Covid-19, verso l’integrazione dei dati sanitari

I sistemi informativi delle aziende sanitarie sono per la maggior parte strutturati secondo architetture “a silos”, eterogenee sia dal punto di vista della tecnologia che da quello della gestione dei dati.

La conseguenza è la frammentazione dei dati dei pazienti, che risultano distribuiti in contesti diversi, quali ad esempio cartelle cliniche o archivi di big data, gestiti con software proprietari, non compatibili tra loro e provenienti da fornitori diversi. Il reperimento e l’integrazione delle informazioni richiede ogni volta soluzioni “ad hoc” per l’esportazione e l’elaborazione dei dati. I risultati elaborati dalle singole aziende locali sono difficilmente comparabili, e difficile e rischiosa è l’integrazione dei dati a livello regionale e poi nazionale.

Questo rende alquanto difficoltosa una serie di operazioni:

  • avere un quadro completo della salute del paziente, inclusi i fattori di rischio
  • ottimizzare le risorse di gestione dei dati, che devono essere esportati e trascritti da un sistema all’altro con conseguente aumento dei costi
  • proteggere adeguatamente i dati personali e la privacy del paziente
  • disporre di un patrimonio informativo omogeneo e coerente al fine di ricerche e analisi statistiche e epidemiologiche
  • evitare la dipendenza dai gestori delle diverse applicazioni, ai quali ci si deve continuamente rivolgere, con ulteriore aumento dei costi e dei tempi.

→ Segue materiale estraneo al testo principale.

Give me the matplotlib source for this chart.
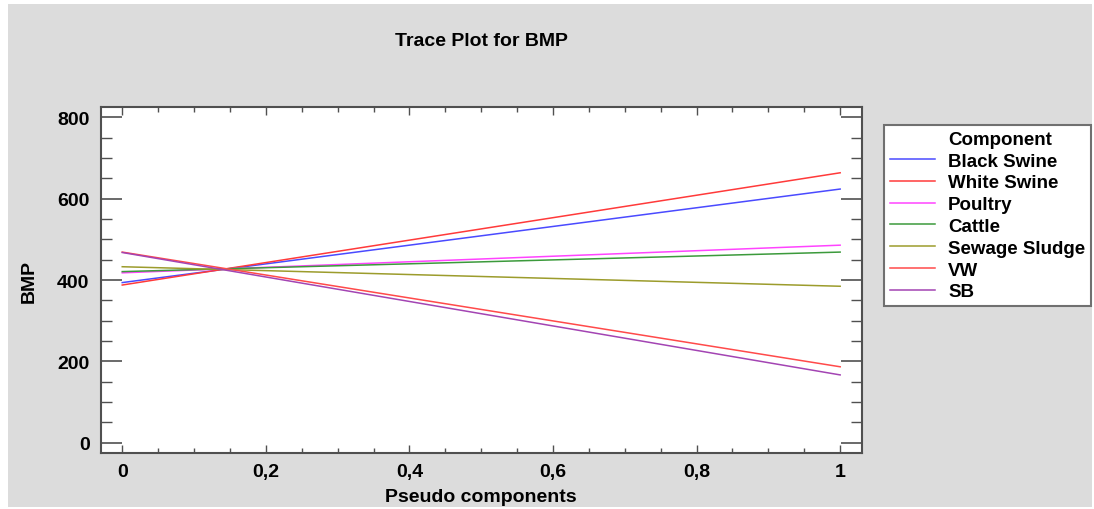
import matplotlib
matplotlib.use('Agg')
import matplotlib.pyplot as plt
import matplotlib.patches as patches
from matplotlib.lines import Line2D
from matplotlib.ticker import MultipleLocator, FuncFormatter

plt.rcParams['font.family'] = ['Liberation Sans', 'DejaVu Sans']
plt.rcParams['font.weight'] = 'bold'

# data: BMP at the two ends of the pseudo component range
x = [0, 1]
black_swine = [394, 624]
white_swine = [388, 664]
poultry = [418, 486]
cattle = [421, 469]
sewage_sludge = [433, 385]
vw = [469, 187]
sb = [468, 167]

names = ['Black Swine', 'White Swine', 'Poultry', 'Cattle', 'Sewage Sludge', 'VW', 'SB']
series = [black_swine, white_swine, poultry, cattle, sewage_sludge, vw, sb]
colors = ['#4a4aff', '#ff3a3a', '#ff44ff', '#3c9a3c', '#9c9c2c', '#ff4a4a', '#a344b3']

W, H = 1094, 510
fig = plt.figure(figsize=(W / 100, H / 100), dpi=100, facecolor='white')

# grey panel behind everything
bg = patches.Rectangle((8 / W, 2 / H), 1084 / W, 503 / H, transform=fig.transFigure,
                       facecolor='#dcdcdc', edgecolor='none', zorder=-10)
fig.patches.append(bg)

ax = fig.add_axes([100.7 / W, 56 / H, 761 / W, 345.7 / H])
ax.set_facecolor('white')

for vals, c, n in zip(series, colors, names):
    ax.plot(x, vals, color=c, lw=1.1, label=n)

ax.set_xlim(-0.03, 1.03)
ax.set_ylim(-25, 825)

ax.xaxis.set_major_locator(MultipleLocator(0.2))
ax.xaxis.set_minor_locator(MultipleLocator(0.05))
ax.yaxis.set_major_locator(MultipleLocator(200))
ax.yaxis.set_minor_locator(MultipleLocator(50))


def comma(v, pos):
    s = '%g' % round(v, 2)
    return s.replace('.', ',')


ax.xaxis.set_major_formatter(FuncFormatter(comma))

for sp in ax.spines.values():
    sp.set_color('#505050')
    sp.set_linewidth(1.5)

ax.tick_params(axis='x', which='major', direction='in', length=6, width=1,
               color='#505050', top=True, labelsize=14, pad=7)
ax.tick_params(axis='x', which='minor', direction='in', length=3.5, width=1,
               color='#505050', top=True)
ax.tick_params(axis='y', which='major', direction='in', length=15, width=1.2,
               color='#505050', right=True, labelsize=14, pad=8)
ax.tick_params(axis='y', which='minor', direction='in', length=8, width=1,
               color='#505050', right=True)

for lab in ax.get_xticklabels() + ax.get_yticklabels():
    lab.set_fontweight('bold')

ax.set_xlabel('Pseudo components', fontsize=14, fontweight='bold', labelpad=6)
ax.set_ylabel('BMP', fontsize=14, fontweight='bold', labelpad=14)

fig.text((100.7 + 761 / 2) / W, (H - 41) / H, 'Trace Plot for BMP', ha='center',
         va='center', fontsize=14, fontweight='bold')

# legend with the title entry aligned to the labels
handles = [Line2D([], [], color='none')]
labels = ['Component']
for c, n in zip(colors, names):
    handles.append(Line2D([], [], color=c, lw=1.1))
    labels.append(n)

leg = fig.legend(handles, labels, loc='upper left',
                 bbox_to_anchor=(884 / W, (H - 126) / H), frameon=True,
                 fancybox=False, framealpha=1, prop={'weight': 'bold', 'size': 13.5},
                 handlelength=2.4, handletextpad=0.72, labelspacing=0.25,
                 borderpad=0.3, borderaxespad=0)
leg.get_frame().set_edgecolor('#707070')
leg.get_frame().set_linewidth(1.5)
leg.get_frame().set_facecolor('white')

fig.savefig('out.png', dpi=100, facecolor=fig.get_facecolor())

L’emergenza Covid-19 e il suo impatto

L’emergenza sanitaria in corso rischia di portare a una frammentazione ulteriore dei dati, a causa dell’adozione di soluzioni indipendenti dovuta alla necessità di dare immediata risposta alla crisi.

Attualmente, le soluzioni di telemedicina in fase di studio o di attuazione ricoprono tre funzioni principali:

  • individuare precocemente i casi di possibile contagio
  • curare e monitorare i pazienti positivi al virus anche prima e dopo il ricovero ospedaliero
  • monitorare e assistere a casa i pazienti “ordinari”, soprattutto se fragili, così da evitare il sovraffollamento delle strutture sanitarie.

Le soluzioni adottate sono diverse e spesso incompatibili non solo tra regioni, ma anche tra aziende sanitarie di una stessa regione.

La soluzione: un modello comune di gestione dati

L’inziativa  “Community per il governo dei dati sanitari” (www.dati-sanita.it) è stata lanciata prima dell’emergenza Covid-19 per facilitare la collaborazione, l’integrazione e lo scambio dei dati in sicurezza tra aziende sanitarie, istituzioni ed enti di ricerca.

Lo scopo è adottare un Clinical Data Repository, ossia un modello di riferimento comune che permetta alle aziende di fare confluire i dati dei vari sistemi e di renderli omogenei. Ciò, pur permettendo alle aziende di operare in autonomia, renderà disponibili i dati a chiunque ne abbia necessità sia per la cura del paziente, sia per analisi statistiche ed epidemiologiche.

Sulla base del modello standard internazionale UNI-CEN-ISO 12967:2009 “Health Informatics – Service architecture” è stata progettata e realizzata la struttura di una base dati (“Clinical Data Repository”) in grado di integrare e rendere omogenei tutti i dati. La documentazione dettagliata e gli strumenti software sono Open Source, e sono quindi disponibili gratuitamente ad aziende sanitarie, istituzioni e strutture industriali.